The fear in the people exists and the attack on the unknown is the motto taken by the military in both the films. I know many see Reeves as a bad actor but here he produces Klaatu in a reasonable form for the film. In the original, Michael Rennie played him more closer to human which fitted it and Reeves distances him from those emotions in this film for the script keeping to see him as an alien till the end. He does not form a bond with any one and even with Benson it is a more cold approach in maintaining her at a territory. The screenplay makes him the judge on the human’s unmerciful treatment of the planet. He has concluded from his fellow alien Wu (James Hong) report who has resided here in Earth for seventy years that humans are incorrigible and destructive but at the same time Wu decides to stay as it is his home now and there is an unexplainable other side to the same humans as well. We are emotional in loving and caring in excruciating circumstances but we truly fail to learn from those as the situation changes.
Kathy Bates as Secretary of Defense is the stupid and adamant typical Hollywood US politician.

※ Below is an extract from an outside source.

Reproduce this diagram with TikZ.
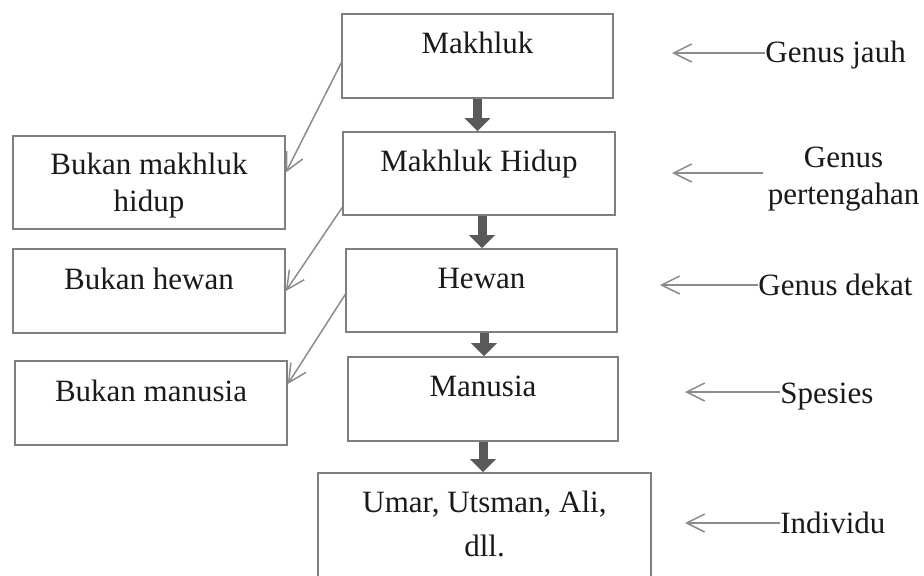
\documentclass[tikz,border=0pt]{standalone}
\usepackage{fontspec}
\setmainfont{Liberation Serif}
\usetikzlibrary{arrows.meta}
\definecolor{boxline}{HTML}{7F7F7F}
\definecolor{flowarrow}{HTML}{595959}
\definecolor{pointerline}{HTML}{8C8C8C}
\definecolor{inkblack}{HTML}{1A1A1A}

\begin{document}
\begin{tikzpicture}[x=0.5pt,y=-0.5pt,
  box/.style={draw=boxline, line width=0.8pt, fill=white, inner sep=0pt},
  boxtext/.style={inner sep=0pt, anchor=base, text=inkblack, align=center,
    font=\fontsize{15.5}{18.5}\selectfont},
  sidetext/.style={inner sep=0pt, text=inkblack, align=center,
    font=\fontsize{15.5}{18.5}\selectfont},
  flow/.style={draw=flowarrow, line width=4.5pt,
    -{Triangle[width=12.5pt,length=6.5pt]}},
  pointer/.style={draw=pointerline, line width=0.75pt,
    -{Straight Barb[length=9pt,width=9pt]}}
]
\clip (0,0) rectangle (924,575);
\fill[white] (0,0) rectangle (924,575);

% main chain
\node[box, minimum width=135.5pt, minimum height=42pt]   (mk) at (477.5,56)  {};
\node[box, minimum width=136pt,   minimum height=41.5pt] (mh) at (479,173.5) {};
\node[box, minimum width=135.5pt, minimum height=41.5pt] (hw) at (481.5,290.5) {};
\node[box, minimum width=135pt,   minimum height=42pt]   (mn) at (483,399)   {};
\node[box, minimum width=166.5pt, minimum height=63.5pt] (um) at (484.5,536.5) {};

% single-line texts sit on their baseline; two-line texts on the baseline of the last line
\node[boxtext] (mk-t) at ([yshift=-20pt]mk.north) {Makhluk};
\node[boxtext] (mh-t) at ([yshift=-20pt]mh.north) {Makhluk Hidup};
\node[boxtext] (hw-t) at ([yshift=-20pt]hw.north) {Hewan};
\node[boxtext] (mn-t) at ([yshift=-20pt]mn.north) {Manusia};
\node[boxtext, font=\fontsize{15.5}{22}\selectfont] (um-t) at ([yshift=-42pt]um.north) {Umar, Utsman, Ali,\\dll.};

% negations on the left
\node[box, minimum width=136pt, minimum height=46.5pt] (bm) at (149,182.5) {};
\node[box, minimum width=136pt, minimum height=42pt]   (bh) at (149,291)   {};
\node[box, minimum width=136pt, minimum height=42pt]   (bn) at (151,403)   {};

\node[boxtext] (bm-t) at ([yshift=-38pt]bm.north) {Bukan makhluk\\hidup};
\node[boxtext] (bh-t) at ([yshift=-20.5pt]bh.north) {Bukan hewan};
\node[boxtext] (bn-t) at ([yshift=-20.5pt]bn.north) {Bukan manusia};

% downward flow
\draw[flow] (mk.south) -- (mk.south |- mh.north);
\draw[flow] ([xshift=1.5pt]mh.south) -- ([xshift=1.5pt]mh.south |- hw.north);
\draw[flow] ([xshift=1.25pt]hw.south) -- ([xshift=1.25pt]hw.south |- mn.north);
\draw[flow] (mn.south) -- (mn.south |- um.north);

% branches to the negations
\draw[pointer] ([yshift=-3.5pt]mk.west) -- ([yshift=5pt]bm.east);
\draw[pointer] ([yshift=-17pt]mh.west) -- (bh.east);
\draw[pointer] ([yshift=-2pt]hw.west) -- ([yshift=9.5pt]bn.east);

% level names on the right
\node[sidetext, anchor=base west] (gj) at (765,62)   {Genus jauh};
\node[sidetext, anchor=base]      (gp) at (843.5,204) {Genus\\pertengahan};
\node[sidetext, anchor=base west] (gd) at (758,295)  {Genus dekat};
\node[sidetext, anchor=base west] (sp) at (780,403)  {Spesies};
\node[sidetext, anchor=base west] (in) at (780,533)  {Individu};

\coordinate (gj-end) at (672,53);
\coordinate (gp-end) at (672,173);
\coordinate (gd-end) at (660,285);
\coordinate (sp-end) at (685,392);
\coordinate (in-end) at (685,523);

\draw[pointer] (gj.west |- gj-end) -- (gj-end);
\draw[pointer] ([xshift=-2pt]gp.west |- gp-end) -- (gp-end);
\draw[pointer] (gd.west |- gd-end) -- (gd-end);
\draw[pointer] (sp.west |- sp-end) -- (sp-end);
\draw[pointer] (in.west |- in-end) -- (in-end);
\end{tikzpicture}
\end{document}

Why cannot there be a sensible politician in the Hollywood block buster who has reasons to behave as the arrogant slimy diplomacy and still maintain the character. And the military in the film are passionate to blow up things. They want to shoot missiles, fly down the space ship and bomb it till smokes engulfs the world and they fire at will till the bullets run out. They do this after being outplayed and the attacks left indestructible space ship, Gort or Klaatu without a speck of dust. Why one of the military general step back and think for a while instead of wasting bullets. I do not feel this is the correct portrayal if you are thriving for reality.
The film has some strong points when it lets the discussion role. As in when Klaatu meets Professor Barhardt (John Cleese) and the consistent attempt of Helen in convincing Klaatu that we humans have the capability to change. When there is wobble in concept of what needs to be said with what nature, then it is a half baked result. Here it is not an “Independence Day” but tries to for soothing the crows seeking those and it also wants to pay the respect to the original. Nothing wrong in mixing those if the quality is good. Instead it is patches of good work in a script full of mad characters and unconvincing change of mind in others.
We are in the age of technology which appears to have no limits. In films there is nothing that cannot be done if the right backing of studio is there in giving the CGI effects of nearly everything. It has developed into an omnipotent tool accessible to the better and the worst of the creative minds. The original leapt the time where it was made into the realm of effects and possibility. It did something that particular generation could not have imagined but at the same time staying honest to the script. Now a day we are not awed by the graphics unless films like “300” comes out with something more. We go inside this film knowing to see the cities being turned into ash and powers of impossibility in the palm of Klaatu’s hands. Hence it is the story which should take precedence and it avoids in giving Klaatu the time to talk to others. While they show the people panic and media drooling for material covering it, there is never a third eye view on the state of it. When the top personnel choose to bombard with attack rather than reason which goes on till the end and if I was Klaatu, I would have no hope of these people changing. Klaatu looks at the relationship of Benson and Jake which starts as placid and grows with hope in the end. This is the other side his fellow alien was talking about. But what Klaatu does not understand is when the situation goes back to normal and when desperation is not there, will we change? The answer is tough as billion different minds work in billion different ways but definitely not a factor for a mind change to an alien in ceasing the attack on us.